If space is at a premium, could not some of the spaces serve multiple functions? And why exactly does a central library need a café, a staff exercise room, print facilities, meeting rooms, etc. when it is surrounded by coffee shops, gyms, printers, office space? If we want to discuss the option of public private partnerships, why not consider partnerships with a network of private enterprises scattered within easy walking distance that could provide different desired bonus but not entirely integral services? Let the library be the central program of the central library.

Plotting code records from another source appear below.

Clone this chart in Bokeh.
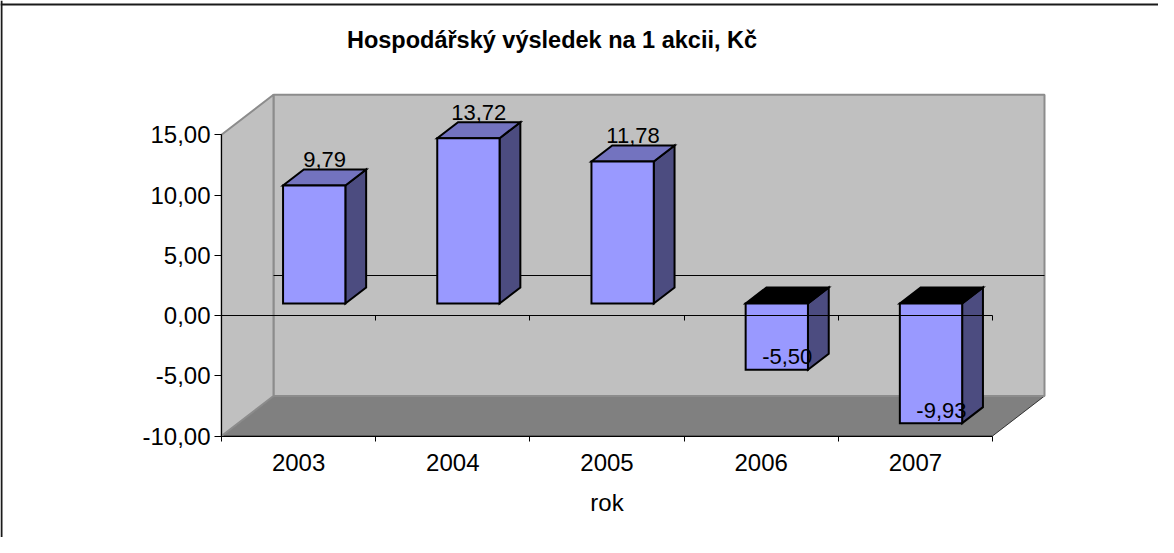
from bokeh.plotting import figure
from bokeh.models import Range1d, LinearAxis, FixedTicker, Span, Label, ColumnDataSource
from bokeh.embed import file_html
from bokeh.resources import INLINE
from bokeh.core.properties import value

# ---------------- data ----------------
years = ["2003", "2004", "2005", "2006", "2007"]
eps = [9.79, 13.72, 11.78, -5.50, -9.93]
y_ticks = [-10, -5, 0, 5, 10, 15]
title_text = "Hospodářský výsledek na 1 akcii, Kč"
x_title = "rok"

# ---------------- layout / 3D geometry ----------------
W, H = 1158, 537
PX_X = 154.2          # px per category
PX_Y = 12.05          # px per unit of value
AX_X = 221            # px from figure left to value axis
ZERO_Y = 315          # px from figure top to value 0 on the front plane
DX = 52 / PX_X        # depth vector (x, in category units)
DY = 40 / PX_Y        # depth vector (y, in value units)
BAR_W = 0.404
D0, D1 = 0.3, 0.7     # bar depth span (fraction of the depth)
Y_MIN, Y_MAX = y_ticks[0], y_ticks[-1]
n = len(years)
X_LO, X_HI = -0.5, n - 0.5

x_start = -AX_X / PX_X - 0.5
x_end = (W - AX_X) / PX_X - 0.5
y_end = ZERO_Y / PX_Y
y_start = -(H - ZERO_Y) / PX_Y

FONT = "Liberation Sans"

p = figure(width=W, height=H, x_range=Range1d(x_start, x_end), y_range=Range1d(y_start, y_end),
           x_axis_type=None, y_axis_type=None, toolbar_location=None, output_backend="svg",
           min_border=0, outline_line_color=None,
           background_fill_color="white", border_fill_color="white")

# floor
p.patch([X_LO, X_HI, X_HI + DX, X_LO + DX], [Y_MIN, Y_MIN, Y_MIN + DY, Y_MIN + DY],
        fill_color="#808080", line_color="#333333", line_width=1)
# back wall
p.patch([X_LO + DX, X_HI + DX, X_HI + DX, X_LO + DX],
        [Y_MIN + DY, Y_MIN + DY, Y_MAX + DY, Y_MAX + DY],
        fill_color="#c0c0c0", line_color="#8c8c8c", line_width=2)
# side wall
p.patch([X_LO, X_LO + DX, X_LO + DX, X_LO], [Y_MIN, Y_MIN + DY, Y_MAX + DY, Y_MAX],
        fill_color="#c0c0c0", line_color="#8c8c8c", line_width=2)
# zero line on the back wall
p.line([X_LO + DX, X_HI + DX], [DY, DY], line_color="black", line_width=1)

# bars
front_x, front_y, side_x, side_y, top_x, top_y, top_c = [], [], [], [], [], [], []
for i, v in enumerate(eps):
    xl, xr = i - BAR_W / 2, i + BAR_W / 2
    lo, hi = min(0, v), max(0, v)
    front_x.append([xl + D0 * DX, xr + D0 * DX, xr + D0 * DX, xl + D0 * DX])
    front_y.append([lo + D0 * DY, lo + D0 * DY, hi + D0 * DY, hi + D0 * DY])
    side_x.append([xr + D0 * DX, xr + D1 * DX, xr + D1 * DX, xr + D0 * DX])
    side_y.append([lo + D0 * DY, lo + D1 * DY, hi + D1 * DY, hi + D0 * DY])
    top_x.append([xl + D0 * DX, xr + D0 * DX, xr + D1 * DX, xl + D1 * DX])
    top_y.append([hi + D0 * DY, hi + D0 * DY, hi + D1 * DY, hi + D1 * DY])
    top_c.append("#7373BF" if v > 0 else "#000000")

p.patches(side_x, side_y, fill_color="#4C4C80", line_color="black", line_width=2, line_join="miter")
p.patches(xs="xs", ys="ys", fill_color="c", source=ColumnDataSource(dict(xs=top_x, ys=top_y, c=top_c)),
          line_color="black", line_width=2, line_join="miter")
p.patches(front_x, front_y, fill_color="#9999FF", line_color="black", line_width=2, line_join="miter")

# data labels
lab = ColumnDataSource(dict(
    x=[i + 0.5 * DX for i in range(n)],
    y=[v + 0.5 * DY for v in eps],
    t=[f"{v:.2f}".replace(".", ",") for v in eps],
    off=[-18 if v > 0 else -5 for v in eps],
))
p.text(x="x", y="y", text="t", y_offset="off", source=lab, text_align="center", text_baseline="middle",
       text_font=value(FONT), text_font_size="22px", text_color="black")

# axes
yaxis = LinearAxis(fixed_location=X_LO, bounds=(Y_MIN, Y_MAX), ticker=FixedTicker(ticks=y_ticks),
                   major_label_overrides={t: f"{t:.2f}".replace(".", ",") for t in y_ticks},
                   major_tick_out=7, major_tick_in=0, minor_tick_out=0, minor_tick_in=0,
                   major_label_standoff=4, axis_line_color="black", major_tick_line_color="black",
                   major_label_text_font=FONT, major_label_text_font_size="24px",
                   major_label_text_color="black")
p.add_layout(yaxis, "left")

bounds_ticks = [i - 0.5 for i in range(n + 1)]
xaxis = LinearAxis(fixed_location=Y_MIN, bounds=(X_LO, X_HI),
                   ticker=FixedTicker(ticks=list(range(n)), minor_ticks=bounds_ticks),
                   major_label_overrides={i: y for i, y in enumerate(years)},
                   major_tick_out=0, major_tick_in=0, minor_tick_out=5, minor_tick_in=0,
                   major_label_standoff=13, axis_line_color="black", minor_tick_line_color="black",
                   major_label_text_font=FONT, major_label_text_font_size="24px",
                   major_label_text_color="black",
                   axis_label=x_title, axis_label_standoff=14, axis_label_text_font=FONT,
                   axis_label_text_font_size="24px", axis_label_text_font_style="normal",
                   axis_label_text_color="black")
p.add_layout(xaxis, "below")

zaxis = LinearAxis(fixed_location=0, bounds=(X_LO, X_HI),
                   ticker=FixedTicker(ticks=[], minor_ticks=bounds_ticks),
                   major_tick_out=0, major_tick_in=0, minor_tick_out=5, minor_tick_in=0,
                   axis_line_color="black", minor_tick_line_color="black")
p.add_layout(zaxis, "below")

# chart border (top and left) and title
p.add_layout(Span(location=(ZERO_Y - 4) / PX_Y, dimension="width", line_color="#1a1a1a", line_width=2))
p.add_layout(Span(location=x_start + 1 / PX_X, dimension="height", line_color="#1a1a1a", line_width=2))
p.add_layout(Label(x=(559.5 - 8 - AX_X) / PX_X - 0.5, y=(ZERO_Y - 39.7) / PX_Y, text=title_text,
                   text_align="center", text_baseline="alphabetic", text_font=FONT,
                   text_font_size="23.5px", text_font_style="bold", text_color="black"))

open("out.html", "w").write(file_html(p, INLINE))
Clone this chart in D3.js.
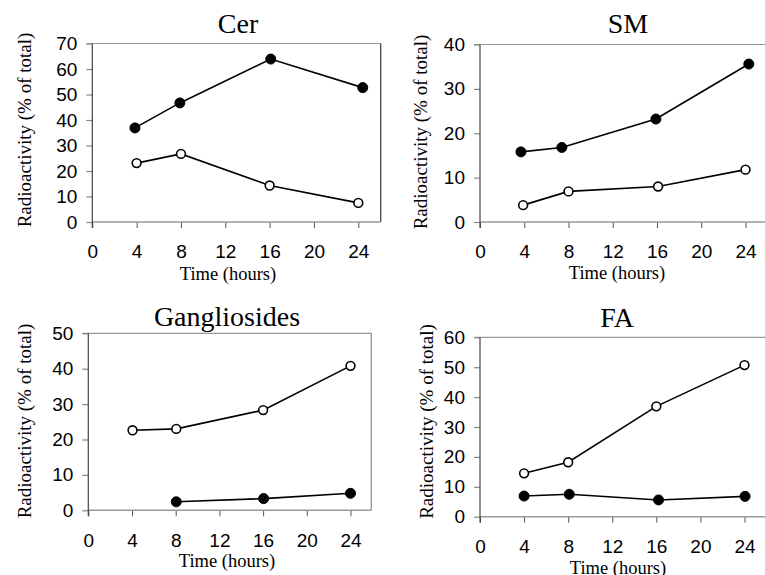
<!DOCTYPE html>
<html>
<head>
<meta charset="utf-8">
<script src="https://cdn.jsdelivr.net/npm/d3@7"></script>
<style>
  html, body { margin: 0; padding: 0; background: #fff; }
  svg { display: block; }
  .serif { font-family: "Liberation Serif", Tinos, "Times New Roman", Times, serif; }
  .sans { font-family: "Liberation Sans", Arimo, Arial, Helvetica, sans-serif; }
</style>
</head>
<body>
<svg id="chart" width="765" height="575"></svg>
<script>
// ---- Data ----
const hourTicks = [0, 4, 8, 12, 16, 20, 24];

const cerTicks = [0, 10, 20, 30, 40, 50, 60, 70];
const cerFilledX = [3.85, 7.9, 16.1, 24.4];
const cerFilledY = [36.9, 46.7, 63.9, 52.7];
const cerOpenX = [4, 8, 16, 24];
const cerOpenY = [23.1, 26.7, 14.3, 7.5];

const smTicks = [0, 10, 20, 30, 40];
const smFilledX = [3.7, 7.4, 15.9, 24.3];
const smFilledY = [15.8, 16.8, 23.2, 35.6];
const smOpenX = [3.9, 8, 16.1, 24];
const smOpenY = [3.8, 6.9, 8.0, 11.8];

const gangTicks = [0, 10, 20, 30, 40, 50];
const gangOpenX = [4.05, 8.05, 16, 24];
const gangOpenY = [22.6, 23.0, 28.3, 40.8];
const gangFilledX = [8.05, 16.05, 24];
const gangFilledY = [2.4, 3.3, 4.8];

const faTicks = [0, 10, 20, 30, 40, 50, 60];
const faOpenX = [4, 8, 16, 24];
const faOpenY = [14.5, 18.2, 36.9, 50.7];
const faFilledX = [4, 8.1, 16.2, 24.05];
const faFilledY = [6.9, 7.5, 5.6, 6.8];

const titles = ["Cer", "SM", "Gangliosides", "FA"];
const xTitle = "Time (hours)";
const yTitle = "Radioactivity (% of total)";

const zip = (xs, ys) => xs.map((x, i) => ({ x, y: ys[i] }));

// ---- Layout (pixel positions) ----
const panels = [
  { title: titles[0], yTicks: cerTicks, yMax: 70,
    filled: zip(cerFilledX, cerFilledY), open: zip(cerOpenX, cerOpenY),
    x0: 92.3, x24: 358.3, yBot: 222, yTop: 43.5, right: 380.7, rightColor: "#333",
    titleX: 238, titleY: 33, xtX: 228, xtY: 279.5, ytX: 24, ytY: 130 },
  { title: titles[1], yTicks: smTicks, yMax: 40,
    filled: zip(smFilledX, smFilledY), open: zip(smOpenX, smOpenY),
    x0: 480, x24: 745.5, yBot: 222, yTop: 44.5, right: 800, rightColor: "#333",
    titleX: 628, titleY: 33, xtX: 617, xtY: 279, ytX: 420, ytY: 132 },
  { title: titles[2], yTicks: gangTicks, yMax: 50,
    filled: zip(gangFilledX, gangFilledY), open: zip(gangOpenX, gangOpenY),
    x0: 88.3, x24: 350.5, yBot: 510.3, yTop: 333.3, right: 371.3, rightColor: "#888",
    titleX: 227, titleY: 325.5, xtX: 227, xtY: 567, ytX: 24, ytY: 421 },
  { title: titles[3], yTicks: faTicks, yMax: 60,
    filled: zip(faFilledX, faFilledY), open: zip(faOpenX, faOpenY),
    x0: 480, x24: 744.5, yBot: 516.7, yTop: 337.3, right: 800, rightColor: "#333",
    titleX: 617, titleY: 327, xtX: 618, xtY: 574, ytX: 426, ytY: 421.5 }
];

const svg = d3.select("#chart");

panels.forEach(p => {
  const x = d3.scaleLinear().domain([0, 24]).range([p.x0, p.x24]);
  const y = d3.scaleLinear().domain([0, p.yMax]).range([p.yBot, p.yTop]);
  const g = svg.append("g");

  // frame: top (light gray) and right border
  g.append("line").attr("x1", p.x0 - 6).attr("x2", p.right)
    .attr("y1", y(p.yMax)).attr("y2", y(p.yMax))
    .attr("stroke", "#999").attr("stroke-width", 1.2);
  g.append("line").attr("x1", p.right).attr("x2", p.right)
    .attr("y1", y(p.yMax)).attr("y2", y(0))
    .attr("stroke", p.rightColor).attr("stroke-width", 1.2);

  // x axis
  const xa = g.append("g").attr("transform", `translate(0,${y(0)})`)
    .call(d3.axisBottom(x).tickValues(hourTicks).tickSize(6).tickPadding(17).tickFormat(d3.format("d")));
  xa.attr("font-family", null).attr("font-size", null);
  xa.select(".domain").remove();
  xa.selectAll(".tick line").attr("stroke", "#555").attr("stroke-width", 1);
  xa.selectAll("text").attr("class", "sans").style("font-size", "19px").attr("fill", "#000");
  g.append("line").attr("x1", p.x0).attr("x2", p.right)
    .attr("y1", y(0)).attr("y2", y(0))
    .attr("stroke", "#999").attr("stroke-width", 1.5);

  // y axis
  const ya = g.append("g").attr("transform", `translate(${p.x0},0)`)
    .call(d3.axisLeft(y).tickValues(p.yTicks).tickSize(6).tickPadding(9).tickFormat(d3.format("d")));
  ya.attr("font-family", null).attr("font-size", null);
  ya.select(".domain").remove();
  ya.selectAll(".tick line").attr("stroke", "#888").attr("stroke-width", 1.2);
  ya.selectAll("text").attr("class", "sans").style("font-size", "19px").attr("fill", "#000");
  g.append("line").attr("x1", p.x0).attr("x2", p.x0)
    .attr("y1", y(p.yMax)).attr("y2", y(0) + 6)
    .attr("stroke", "#444").attr("stroke-width", 1.2);

  // lines
  const line = d3.line().x(d => x(d.x)).y(d => y(d.y));
  [p.filled, p.open].forEach(s => {
    g.append("path").datum(s).attr("d", line)
      .attr("fill", "none").attr("stroke", "#000").attr("stroke-width", 1.6);
  });
  // markers
  g.selectAll(null).data(p.filled).enter().append("circle")
    .attr("cx", d => x(d.x)).attr("cy", d => y(d.y)).attr("r", 5)
    .attr("fill", "#000").attr("stroke", "#000").attr("stroke-width", 1);
  g.selectAll(null).data(p.open).enter().append("circle")
    .attr("cx", d => x(d.x)).attr("cy", d => y(d.y)).attr("r", 4.4)
    .attr("fill", "#fff").attr("stroke", "#000").attr("stroke-width", 1.6);

  // titles
  g.append("text").attr("class", "serif").attr("x", p.titleX).attr("y", p.titleY)
    .attr("text-anchor", "middle").style("font-size", "28px")
    .attr("fill", "#000").text(p.title);
  g.append("text").attr("class", "serif").attr("x", p.xtX).attr("y", p.xtY)
    .attr("text-anchor", "middle").style("font-size", "18.5px")
    .attr("fill", "#000").text(xTitle);
  g.append("text").attr("class", "serif")
    .attr("transform", `translate(${p.ytX},${p.ytY}) rotate(-90)`)
    .attr("text-anchor", "middle").attr("dominant-baseline", "central")
    .style("font-size", "19px")
    .attr("fill", "#000").text(yTitle);
});
</script>
</body>
</html>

My second concern is with the architectural vision being promoted. Let me start by getting my personal taste out of the way and reiterate that I think Ottawa already has a landmark and architecturally significant Central Library. The existing library on Metcalfe is a stunning example of Canadian brutalism. I admit that concrete has gone out of fashion and glass is back in. But all the more reason to warn against so much focus on a flashy design that follows the current design trends.
Trends keep us from considering important design questions. Is a library a place to look out onto the city or a place to retreat from it? Do you want a bright open space to read your book or a cozy little nook? The history of library design continually shifts between these two somewhat contradictory ends of the spectrum, from extroverted to introverted.
Obviously I don’t mean to argue against my profession. I do mean to point out that architecture is more than the creation of an eye-catching, postcard (or selfie) ready, billboard for a city. A skillful and thoughtful architect is just as capable of designing an elegant and understated building that functions well, connects with the individual user, and creates value and meaning for the community it serves. It is a disservice to both the library and architecture to put so much emphasis on the look of the building.